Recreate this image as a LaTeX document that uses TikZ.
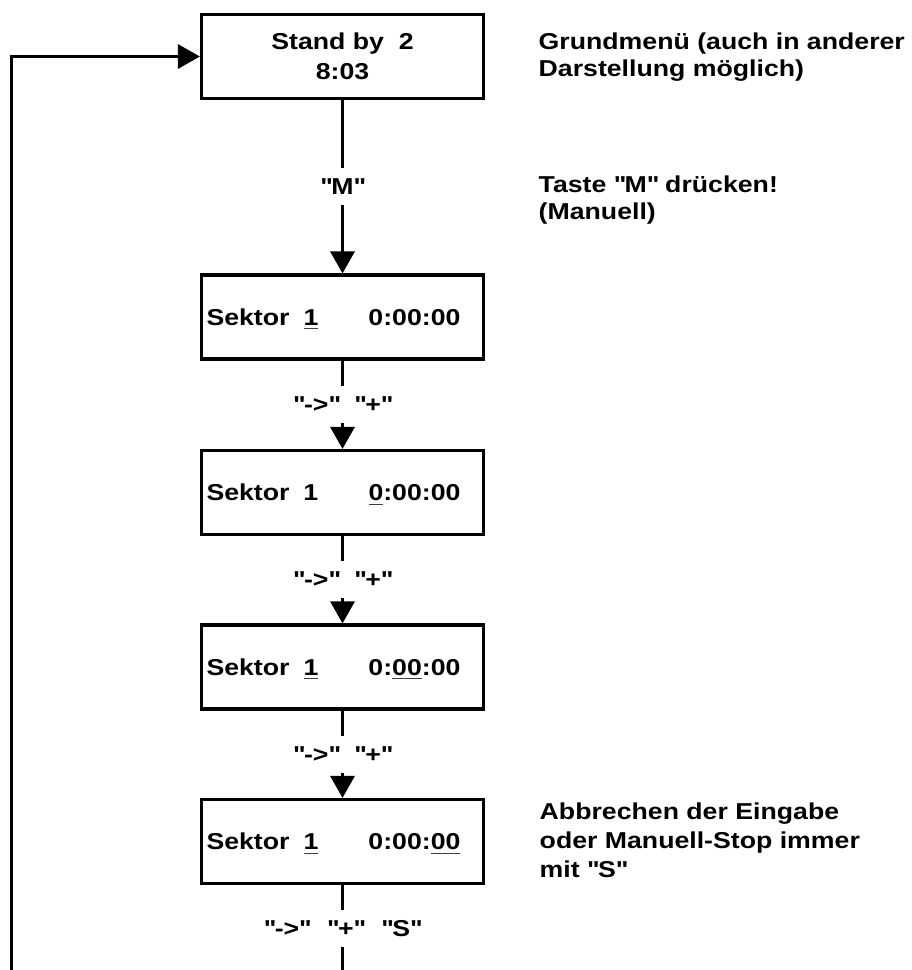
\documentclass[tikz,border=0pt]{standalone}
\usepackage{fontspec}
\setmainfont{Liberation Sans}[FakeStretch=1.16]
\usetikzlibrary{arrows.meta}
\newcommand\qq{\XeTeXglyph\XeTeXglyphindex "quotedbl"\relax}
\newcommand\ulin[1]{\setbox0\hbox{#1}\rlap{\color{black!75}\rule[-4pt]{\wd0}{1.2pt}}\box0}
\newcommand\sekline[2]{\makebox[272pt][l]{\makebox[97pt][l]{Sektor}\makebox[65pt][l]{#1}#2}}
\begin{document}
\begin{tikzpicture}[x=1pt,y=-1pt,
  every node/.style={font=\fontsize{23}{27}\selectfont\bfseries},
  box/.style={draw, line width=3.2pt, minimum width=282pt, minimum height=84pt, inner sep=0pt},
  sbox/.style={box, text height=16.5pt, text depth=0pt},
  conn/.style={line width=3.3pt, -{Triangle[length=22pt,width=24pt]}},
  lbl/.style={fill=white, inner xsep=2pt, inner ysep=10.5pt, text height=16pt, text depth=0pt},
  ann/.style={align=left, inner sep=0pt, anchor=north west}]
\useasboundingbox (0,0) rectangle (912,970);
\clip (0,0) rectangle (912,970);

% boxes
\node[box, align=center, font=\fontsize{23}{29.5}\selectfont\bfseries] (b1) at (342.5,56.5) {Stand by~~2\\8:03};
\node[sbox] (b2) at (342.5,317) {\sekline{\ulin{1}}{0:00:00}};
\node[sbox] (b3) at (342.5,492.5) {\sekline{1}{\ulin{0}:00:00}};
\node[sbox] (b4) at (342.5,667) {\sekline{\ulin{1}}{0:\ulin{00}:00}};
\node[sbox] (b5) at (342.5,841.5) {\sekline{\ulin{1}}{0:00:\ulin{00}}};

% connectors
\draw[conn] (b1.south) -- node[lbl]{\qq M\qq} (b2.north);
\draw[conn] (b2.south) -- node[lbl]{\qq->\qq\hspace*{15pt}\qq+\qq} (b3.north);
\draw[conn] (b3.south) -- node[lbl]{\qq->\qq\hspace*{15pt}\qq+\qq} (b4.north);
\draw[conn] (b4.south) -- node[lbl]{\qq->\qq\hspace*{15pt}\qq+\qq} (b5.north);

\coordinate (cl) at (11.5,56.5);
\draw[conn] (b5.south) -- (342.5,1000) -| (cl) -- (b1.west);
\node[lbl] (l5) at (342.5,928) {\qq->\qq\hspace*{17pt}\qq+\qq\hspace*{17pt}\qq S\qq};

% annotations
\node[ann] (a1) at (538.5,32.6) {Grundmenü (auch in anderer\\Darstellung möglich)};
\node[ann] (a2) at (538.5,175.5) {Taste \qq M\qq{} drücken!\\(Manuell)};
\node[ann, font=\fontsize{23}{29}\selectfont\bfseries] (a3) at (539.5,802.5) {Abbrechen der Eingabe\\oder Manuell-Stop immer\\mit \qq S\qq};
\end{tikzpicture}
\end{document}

=======

## What you need to do
Make an exact copy of all the material, but keep the pictures out of it.

## Expected output
Recreate this image as a LaTeX document that uses TikZ.
\documentclass[tikz,border=0pt]{standalone}
\usepackage{fontspec}
\setmainfont{Liberation Sans}[FakeStretch=1.16]
\usetikzlibrary{arrows.meta}
\newcommand\qq{\XeTeXglyph\XeTeXglyphindex "quotedbl"\relax}
\newcommand\ulin[1]{\setbox0\hbox{#1}\rlap{\color{black!75}\rule[-4pt]{\wd0}{1.2pt}}\box0}
\newcommand\sekline[2]{\makebox[272pt][l]{\makebox[97pt][l]{Sektor}\makebox[65pt][l]{#1}#2}}
\begin{document}
\begin{tikzpicture}[x=1pt,y=-1pt,
  every node/.style={font=\fontsize{23}{27}\selectfont\bfseries},
  box/.style={draw, line width=3.2pt, minimum width=282pt, minimum height=84pt, inner sep=0pt},
  sbox/.style={box, text height=16.5pt, text depth=0pt},
  conn/.style={line width=3.3pt, -{Triangle[length=22pt,width=24pt]}},
  lbl/.style={fill=white, inner xsep=2pt, inner ysep=10.5pt, text height=16pt, text depth=0pt},
  ann/.style={align=left, inner sep=0pt, anchor=north west}]
\useasboundingbox (0,0) rectangle (912,970);
\clip (0,0) rectangle (912,970);

% boxes
\node[box, align=center, font=\fontsize{23}{29.5}\selectfont\bfseries] (b1) at (342.5,56.5) {Stand by~~2\\8:03};
\node[sbox] (b2) at (342.5,317) {\sekline{\ulin{1}}{0:00:00}};
\node[sbox] (b3) at (342.5,492.5) {\sekline{1}{\ulin{0}:00:00}};
\node[sbox] (b4) at (342.5,667) {\sekline{\ulin{1}}{0:\ulin{00}:00}};
\node[sbox] (b5) at (342.5,841.5) {\sekline{\ulin{1}}{0:00:\ulin{00}}};

% connectors
\draw[conn] (b1.south) -- node[lbl]{\qq M\qq} (b2.north);
\draw[conn] (b2.south) -- node[lbl]{\qq->\qq\hspace*{15pt}\qq+\qq} (b3.north);
\draw[conn] (b3.south) -- node[lbl]{\qq->\qq\hspace*{15pt}\qq+\qq} (b4.north);
\draw[conn] (b4.south) -- node[lbl]{\qq->\qq\hspace*{15pt}\qq+\qq} (b5.north);

\coordinate (cl) at (11.5,56.5);
\draw[conn] (b5.south) -- (342.5,1000) -| (cl) -- (b1.west);
\node[lbl] (l5) at (342.5,928) {\qq->\qq\hspace*{17pt}\qq+\qq\hspace*{17pt}\qq S\qq};

% annotations
\node[ann] (a1) at (538.5,32.6) {Grundmenü (auch in anderer\\Darstellung möglich)};
\node[ann] (a2) at (538.5,175.5) {Taste \qq M\qq{} drücken!\\(Manuell)};
\node[ann, font=\fontsize{23}{29}\selectfont\bfseries] (a3) at (539.5,802.5) {Abbrechen der Eingabe\\oder Manuell-Stop immer\\mit \qq S\qq};
\end{tikzpicture}
\end{document}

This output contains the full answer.